Recorded data:

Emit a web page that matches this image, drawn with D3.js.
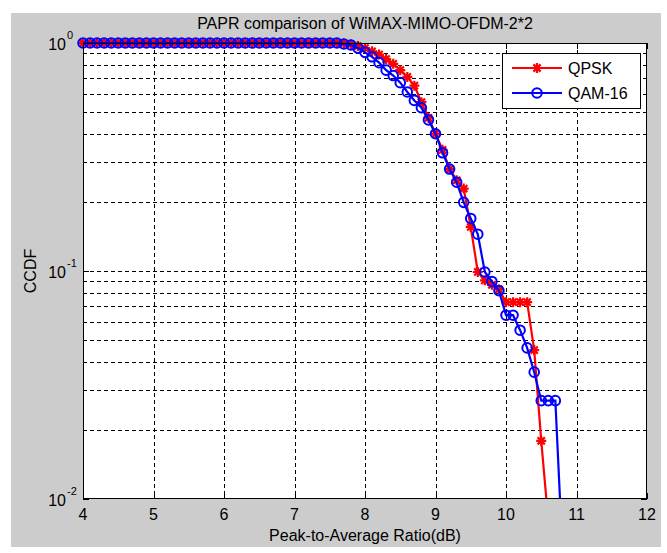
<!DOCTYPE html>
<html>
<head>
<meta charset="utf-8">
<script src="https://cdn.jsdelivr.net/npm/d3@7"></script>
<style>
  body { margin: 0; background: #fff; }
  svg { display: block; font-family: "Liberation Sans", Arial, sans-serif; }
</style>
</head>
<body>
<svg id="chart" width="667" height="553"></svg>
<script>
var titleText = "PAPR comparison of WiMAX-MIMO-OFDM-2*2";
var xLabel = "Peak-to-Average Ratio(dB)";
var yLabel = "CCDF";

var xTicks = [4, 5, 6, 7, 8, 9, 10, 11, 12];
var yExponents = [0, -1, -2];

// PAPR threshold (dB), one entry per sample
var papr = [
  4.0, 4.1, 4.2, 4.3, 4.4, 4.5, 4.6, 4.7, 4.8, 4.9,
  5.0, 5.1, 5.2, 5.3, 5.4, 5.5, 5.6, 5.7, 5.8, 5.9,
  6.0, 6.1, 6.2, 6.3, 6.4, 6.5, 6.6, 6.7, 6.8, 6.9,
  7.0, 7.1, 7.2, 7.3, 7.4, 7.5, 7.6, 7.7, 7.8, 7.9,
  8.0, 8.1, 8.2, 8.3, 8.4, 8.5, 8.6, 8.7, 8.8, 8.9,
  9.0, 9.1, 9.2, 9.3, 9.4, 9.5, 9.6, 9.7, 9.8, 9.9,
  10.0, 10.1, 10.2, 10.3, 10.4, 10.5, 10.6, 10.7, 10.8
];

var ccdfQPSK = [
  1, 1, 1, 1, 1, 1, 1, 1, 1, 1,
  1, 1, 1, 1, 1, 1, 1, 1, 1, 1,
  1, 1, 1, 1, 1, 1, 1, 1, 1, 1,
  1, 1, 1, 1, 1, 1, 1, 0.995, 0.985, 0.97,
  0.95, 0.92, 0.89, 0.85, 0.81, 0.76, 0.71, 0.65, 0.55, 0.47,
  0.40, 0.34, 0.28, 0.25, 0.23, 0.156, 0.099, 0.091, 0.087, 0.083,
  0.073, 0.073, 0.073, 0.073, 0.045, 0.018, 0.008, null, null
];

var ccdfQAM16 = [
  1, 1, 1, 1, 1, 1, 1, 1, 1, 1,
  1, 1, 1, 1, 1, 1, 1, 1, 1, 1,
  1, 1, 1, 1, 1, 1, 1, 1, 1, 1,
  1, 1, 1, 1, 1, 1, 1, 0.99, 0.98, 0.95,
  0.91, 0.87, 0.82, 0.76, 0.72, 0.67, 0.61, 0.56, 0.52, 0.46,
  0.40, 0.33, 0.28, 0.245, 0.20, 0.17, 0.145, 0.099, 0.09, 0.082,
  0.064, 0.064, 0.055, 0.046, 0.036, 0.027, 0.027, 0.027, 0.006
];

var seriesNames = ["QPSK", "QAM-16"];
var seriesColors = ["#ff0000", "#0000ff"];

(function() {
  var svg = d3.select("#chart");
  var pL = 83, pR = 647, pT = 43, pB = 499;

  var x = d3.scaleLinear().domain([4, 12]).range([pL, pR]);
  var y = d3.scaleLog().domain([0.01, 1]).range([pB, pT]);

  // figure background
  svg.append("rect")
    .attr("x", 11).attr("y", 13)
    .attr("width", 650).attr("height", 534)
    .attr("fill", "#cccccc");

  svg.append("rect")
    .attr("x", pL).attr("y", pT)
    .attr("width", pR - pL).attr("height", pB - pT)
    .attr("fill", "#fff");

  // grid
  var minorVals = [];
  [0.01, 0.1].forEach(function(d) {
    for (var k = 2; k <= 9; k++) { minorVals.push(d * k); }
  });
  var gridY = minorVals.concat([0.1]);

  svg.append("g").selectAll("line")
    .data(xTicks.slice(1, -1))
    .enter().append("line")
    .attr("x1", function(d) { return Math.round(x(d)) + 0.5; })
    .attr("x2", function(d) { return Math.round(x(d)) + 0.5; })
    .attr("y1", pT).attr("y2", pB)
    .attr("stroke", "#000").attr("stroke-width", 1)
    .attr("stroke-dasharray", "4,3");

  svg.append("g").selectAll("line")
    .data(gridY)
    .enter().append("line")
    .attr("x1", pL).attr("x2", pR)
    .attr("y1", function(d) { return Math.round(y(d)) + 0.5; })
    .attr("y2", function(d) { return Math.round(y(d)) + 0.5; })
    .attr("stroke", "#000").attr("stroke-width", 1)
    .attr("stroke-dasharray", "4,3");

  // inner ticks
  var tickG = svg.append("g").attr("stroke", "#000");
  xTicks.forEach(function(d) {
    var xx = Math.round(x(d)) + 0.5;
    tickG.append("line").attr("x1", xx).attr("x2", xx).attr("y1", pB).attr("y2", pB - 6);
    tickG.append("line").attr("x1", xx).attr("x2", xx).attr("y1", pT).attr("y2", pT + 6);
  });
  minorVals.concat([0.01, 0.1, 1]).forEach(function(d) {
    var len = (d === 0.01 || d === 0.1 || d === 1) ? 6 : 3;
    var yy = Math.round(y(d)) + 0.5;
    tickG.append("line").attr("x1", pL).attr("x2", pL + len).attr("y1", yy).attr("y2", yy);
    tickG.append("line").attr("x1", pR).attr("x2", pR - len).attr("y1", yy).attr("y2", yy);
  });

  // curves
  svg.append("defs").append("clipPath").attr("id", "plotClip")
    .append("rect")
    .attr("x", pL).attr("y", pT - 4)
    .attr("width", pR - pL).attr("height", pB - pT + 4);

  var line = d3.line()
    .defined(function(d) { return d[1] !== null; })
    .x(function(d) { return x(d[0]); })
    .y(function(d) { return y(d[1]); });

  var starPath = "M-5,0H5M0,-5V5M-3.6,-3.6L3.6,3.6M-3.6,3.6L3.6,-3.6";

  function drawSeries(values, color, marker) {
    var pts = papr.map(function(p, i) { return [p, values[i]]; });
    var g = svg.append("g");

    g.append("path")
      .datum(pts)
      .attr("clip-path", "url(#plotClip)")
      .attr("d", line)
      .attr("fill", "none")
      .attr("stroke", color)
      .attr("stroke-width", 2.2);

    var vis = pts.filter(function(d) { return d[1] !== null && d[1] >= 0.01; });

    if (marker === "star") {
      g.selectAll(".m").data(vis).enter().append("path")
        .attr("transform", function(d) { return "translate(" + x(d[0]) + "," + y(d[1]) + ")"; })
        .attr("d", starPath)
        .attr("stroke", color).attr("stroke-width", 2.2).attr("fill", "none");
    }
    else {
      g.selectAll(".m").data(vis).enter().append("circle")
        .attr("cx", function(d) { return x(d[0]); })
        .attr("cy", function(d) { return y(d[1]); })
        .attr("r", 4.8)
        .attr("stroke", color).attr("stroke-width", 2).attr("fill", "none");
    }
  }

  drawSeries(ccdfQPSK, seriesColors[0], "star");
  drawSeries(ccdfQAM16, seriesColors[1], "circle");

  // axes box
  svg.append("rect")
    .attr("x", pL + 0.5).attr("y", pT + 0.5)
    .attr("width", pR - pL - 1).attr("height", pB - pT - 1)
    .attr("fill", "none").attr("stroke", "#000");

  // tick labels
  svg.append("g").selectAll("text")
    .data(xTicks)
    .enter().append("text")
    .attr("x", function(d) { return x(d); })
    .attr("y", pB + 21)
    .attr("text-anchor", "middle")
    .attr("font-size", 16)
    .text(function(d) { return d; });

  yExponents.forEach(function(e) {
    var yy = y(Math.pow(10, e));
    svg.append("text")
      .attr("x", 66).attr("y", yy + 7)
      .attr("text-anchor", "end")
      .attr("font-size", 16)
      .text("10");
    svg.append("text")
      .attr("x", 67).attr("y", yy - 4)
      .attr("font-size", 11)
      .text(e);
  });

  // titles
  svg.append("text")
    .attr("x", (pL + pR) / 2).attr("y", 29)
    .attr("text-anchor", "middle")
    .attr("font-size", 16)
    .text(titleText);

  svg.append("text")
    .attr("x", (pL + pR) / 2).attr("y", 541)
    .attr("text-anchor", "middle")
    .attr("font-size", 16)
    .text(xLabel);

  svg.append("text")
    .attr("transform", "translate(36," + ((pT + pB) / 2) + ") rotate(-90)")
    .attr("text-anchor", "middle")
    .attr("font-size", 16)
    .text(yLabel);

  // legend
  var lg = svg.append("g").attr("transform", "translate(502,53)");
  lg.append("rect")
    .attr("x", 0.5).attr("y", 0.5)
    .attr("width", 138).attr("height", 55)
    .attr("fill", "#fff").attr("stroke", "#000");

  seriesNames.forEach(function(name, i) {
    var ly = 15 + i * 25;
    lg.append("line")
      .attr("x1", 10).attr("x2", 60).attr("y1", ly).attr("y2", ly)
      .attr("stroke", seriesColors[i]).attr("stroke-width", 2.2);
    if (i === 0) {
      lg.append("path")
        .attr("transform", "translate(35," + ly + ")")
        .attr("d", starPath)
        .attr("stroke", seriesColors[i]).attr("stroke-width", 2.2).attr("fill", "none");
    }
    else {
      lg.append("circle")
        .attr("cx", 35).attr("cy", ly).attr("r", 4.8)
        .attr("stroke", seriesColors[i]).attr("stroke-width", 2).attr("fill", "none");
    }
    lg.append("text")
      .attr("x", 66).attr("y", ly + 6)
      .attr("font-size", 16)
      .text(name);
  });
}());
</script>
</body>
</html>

--

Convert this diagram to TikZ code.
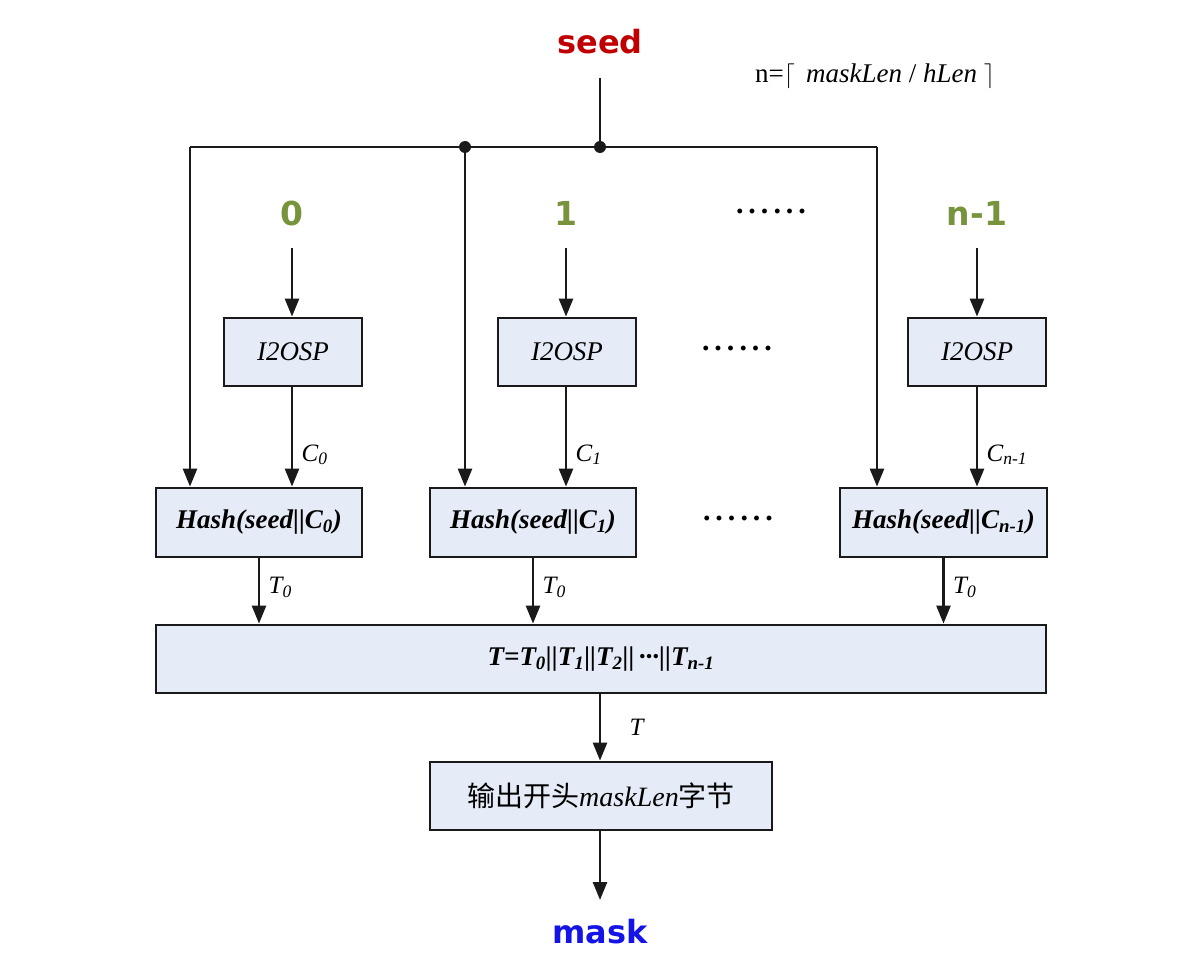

Work to do:
Print out, exactly and with nothing added, the lines starting at the line holding "Emit a web page" and ending at the line holding "var y = d3.scaleLog().domain([0.01, 1]).range([pB, pT]);", minus any pictures.

Written answer:
Emit a web page that matches this image, drawn with D3.js.
<!DOCTYPE html>
<html>
<head>
<meta charset="utf-8">
<script src="https://cdn.jsdelivr.net/npm/d3@7"></script>
<style>
  body { margin: 0; background: #fff; }
  svg { display: block; font-family: "Liberation Sans", Arial, sans-serif; }
</style>
</head>
<body>
<svg id="chart" width="667" height="553"></svg>
<script>
var titleText = "PAPR comparison of WiMAX-MIMO-OFDM-2*2";
var xLabel = "Peak-to-Average Ratio(dB)";
var yLabel = "CCDF";

var xTicks = [4, 5, 6, 7, 8, 9, 10, 11, 12];
var yExponents = [0, -1, -2];

// PAPR threshold (dB), one entry per sample
var papr = [
  4.0, 4.1, 4.2, 4.3, 4.4, 4.5, 4.6, 4.7, 4.8, 4.9,
  5.0, 5.1, 5.2, 5.3, 5.4, 5.5, 5.6, 5.7, 5.8, 5.9,
  6.0, 6.1, 6.2, 6.3, 6.4, 6.5, 6.6, 6.7, 6.8, 6.9,
  7.0, 7.1, 7.2, 7.3, 7.4, 7.5, 7.6, 7.7, 7.8, 7.9,
  8.0, 8.1, 8.2, 8.3, 8.4, 8.5, 8.6, 8.7, 8.8, 8.9,
  9.0, 9.1, 9.2, 9.3, 9.4, 9.5, 9.6, 9.7, 9.8, 9.9,
  10.0, 10.1, 10.2, 10.3, 10.4, 10.5, 10.6, 10.7, 10.8
];

var ccdfQPSK = [
  1, 1, 1, 1, 1, 1, 1, 1, 1, 1,
  1, 1, 1, 1, 1, 1, 1, 1, 1, 1,
  1, 1, 1, 1, 1, 1, 1, 1, 1, 1,
  1, 1, 1, 1, 1, 1, 1, 0.995, 0.985, 0.97,
  0.95, 0.92, 0.89, 0.85, 0.81, 0.76, 0.71, 0.65, 0.55, 0.47,
  0.40, 0.34, 0.28, 0.25, 0.23, 0.156, 0.099, 0.091, 0.087, 0.083,
  0.073, 0.073, 0.073, 0.073, 0.045, 0.018, 0.008, null, null
];

var ccdfQAM16 = [
  1, 1, 1, 1, 1, 1, 1, 1, 1, 1,
  1, 1, 1, 1, 1, 1, 1, 1, 1, 1,
  1, 1, 1, 1, 1, 1, 1, 1, 1, 1,
  1, 1, 1, 1, 1, 1, 1, 0.99, 0.98, 0.95,
  0.91, 0.87, 0.82, 0.76, 0.72, 0.67, 0.61, 0.56, 0.52, 0.46,
  0.40, 0.33, 0.28, 0.245, 0.20, 0.17, 0.145, 0.099, 0.09, 0.082,
  0.064, 0.064, 0.055, 0.046, 0.036, 0.027, 0.027, 0.027, 0.006
];

var seriesNames = ["QPSK", "QAM-16"];
var seriesColors = ["#ff0000", "#0000ff"];

(function() {
  var svg = d3.select("#chart");
  var pL = 83, pR = 647, pT = 43, pB = 499;

  var x = d3.scaleLinear().domain([4, 12]).range([pL, pR]);
  var y = d3.scaleLog().domain([0.01, 1]).range([pB, pT]);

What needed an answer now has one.